— Source material —
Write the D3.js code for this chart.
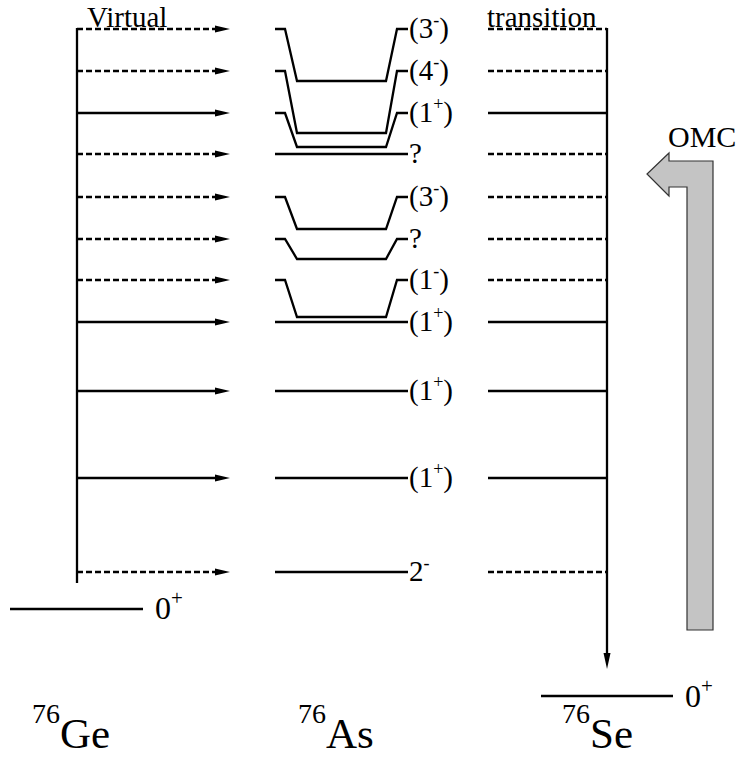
<!DOCTYPE html>
<meta charset="utf-8">
<title>76Ge - 76As - 76Se virtual transitions</title>

<style>
	body { margin: 0; background: #fff; }
	svg text { font-family: "Liberation Serif", "DejaVu Serif", "Times New Roman", Times, serif; fill: #000; }
	.lvl { stroke: #000; stroke-width: 2.3px; fill: none; }
	.lvl.dashed { stroke-dasharray: 6,3; }
	.head { fill: #000; stroke: none; }
	.omc { fill: #c4c4c4; stroke: #333; stroke-width: 1.2px; }
</style>
<body>
<script src="https://d3js.org/d3.v7.min.js"></script>
<script>

// schematic energies of the intermediate 76As states (arbitrary units, 76Se g.s. = 0)
var levelE = [667, 625, 583, 542, 499, 457, 416, 374, 305, 218, 124];
var levelSpin = ["3", "4", "1", "", "3", "", "1", "1", "1", "1", "2"];
var levelParity = ["-", "-", "+", "", "-", "", "-", "+", "+", "+", "-"];
var levelParen = [true, true, true, false, true, false, true, true, true, true, false];
var levelUnknown = [false, false, false, true, false, true, false, false, false, false, false];
var levelSolid = [false, false, true, false, false, false, false, true, true, true, false];
// lower edge of the bracket drawn under some levels (null = plain line)
var levelTrough = [615, 563, 549, null, 467, 437, 379, null, null, null, null];

var groundGe = 87;
var groundSe = 0;
var nuclei = ["Ge", "As", "Se"];
var massNumber = ["76", "76", "76"];

var width = 745, height = 759;
var serif = "'Liberation Serif', 'DejaVu Serif', 'Times New Roman', serif";

var y = d3.scaleLinear().domain([0, 667]).range([696, 29]);
var x = d3.scaleOrdinal().domain(nuclei).range([32, 298, 562]);

var svg = d3.select("body").append("svg")
	.attr("width", width)
	.attr("height", height)
	.attr("font-family", serif);

var levels = levelE.map(function(e, i) {
	return {e: e, spin: levelSpin[i], parity: levelParity[i], paren: levelParen[i],
		unknown: levelUnknown[i], solid: levelSolid[i], trough: levelTrough[i]};
});

var leftX = 77, arrowTip = 230, midL = 275, midR = 408, rightL = 488, rightX = 607;

// left vertical (76Ge side)
svg.append("line").attr("class", "lvl")
	.attr("x1", leftX).attr("x2", leftX)
	.attr("y1", y(levelE[0]) - 1).attr("y2", y(levelE[levelE.length - 1]) + 11);

// arrows into 76As
svg.selectAll(".arrowline").data(levels).enter().append("line")
	.attr("class", function(d) { return "lvl arrowline" + (d.solid ? "" : " dashed"); })
	.attr("x1", leftX).attr("x2", arrowTip - 14)
	.attr("y1", function(d) { return y(d.e); })
	.attr("y2", function(d) { return y(d.e); });

svg.selectAll(".head.l").data(levels).enter().append("path")
	.attr("class", "head l")
	.attr("d", function(d) {
		var yy = y(d.e);
		return "M" + arrowTip + "," + yy + "L" + (arrowTip - 15) + "," + (yy - 3.5) +
			"L" + (arrowTip - 15) + "," + (yy + 3.5) + "Z";
	});

// 76As levels
svg.selectAll(".mid").data(levels).enter().append("path")
	.attr("class", "lvl mid")
	.attr("d", function(d) {
		var yy = y(d.e);
		if (d.trough == null) return "M" + midL + "," + yy + "H" + midR;
		var yb = y(d.trough);
		return "M" + midL + "," + yy + "H285L297," + yb + "H386L397," + yy + "H" + midR;
	});

var lab = svg.selectAll(".lab").data(levels).enter().append("text")
	.attr("class", "lab")
	.attr("x", midR + 1)
	.attr("y", function(d) { return y(d.e) + 9; })
	.style("font-family", serif)
	.style("font-size", "29px");

lab.each(function(d) {
	var t = d3.select(this);
	if (d.unknown) { t.append("tspan").text("?"); return; }
	t.append("tspan").text((d.paren ? "(" : "") + d.spin);
	t.append("tspan").attr("dy", -12).style("font-size", "18px").text(d.parity);
	if (d.paren) t.append("tspan").attr("dy", 12).text(")");
});

// right side (76Se)
svg.selectAll(".rline").data(levels).enter().append("line")
	.attr("class", function(d) { return "lvl rline" + (d.solid ? "" : " dashed"); })
	.attr("x1", rightL).attr("x2", rightX)
	.attr("y1", function(d) { return y(d.e); })
	.attr("y2", function(d) { return y(d.e); });

svg.append("line").attr("class", "lvl")
	.attr("x1", rightX).attr("x2", rightX)
	.attr("y1", y(levelE[0]) - 1).attr("y2", y(groundSe) - 40);
svg.append("path").attr("class", "head")
	.attr("d", "M" + rightX + "," + (y(groundSe) - 27) + "L" + (rightX - 3.5) + "," + (y(groundSe) - 43) +
		"L" + (rightX + 3.5) + "," + (y(groundSe) - 43) + "Z");

// ground states
svg.append("line").attr("class", "lvl")
	.attr("x1", 10).attr("x2", 143)
	.attr("y1", y(groundGe)).attr("y2", y(groundGe));
svg.append("line").attr("class", "lvl")
	.attr("x1", 541).attr("x2", 673)
	.attr("y1", y(groundSe)).attr("y2", y(groundSe));

function gsLabel(xx, yy) {
	var t = svg.append("text").attr("x", xx).attr("y", yy)
		.style("font-family", serif).style("font-size", "32px");
	t.append("tspan").text("0");
	t.append("tspan").attr("dy", -14).style("font-size", "21px").text("+");
}
gsLabel(155, y(groundGe) + 10);
gsLabel(685, y(groundSe) + 11);

// nucleus names
nuclei.forEach(function(n, i) {
	var t = svg.append("text").attr("x", x(n)).attr("y", 723)
		.style("font-family", serif).style("font-size", "28px");
	t.append("tspan").text(massNumber[i]);
	t.append("tspan").attr("dy", 25).style("font-size", "43px").text(n);
});

svg.append("text").attr("x", 87).attr("y", 27)
	.style("font-family", serif).style("font-size", "29px").text("Virtual");
svg.append("text").attr("x", 487).attr("y", 27)
	.style("font-family", serif).style("font-size", "29px").text("transition");

// OMC arrow
svg.append("path").attr("class", "omc")
	.attr("d", "M669,153L669,161L713,161L713,630L687,630L687,187L669,187L669,196L647,174Z");
svg.append("text").attr("x", 668).attr("y", 147)
	.style("font-family", serif).style("font-size", "30px").text("OMC");

</script>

— Exercise objective —
Calculate how many lines of the material include the string "this", and state that number by itself.

— Expected output —
2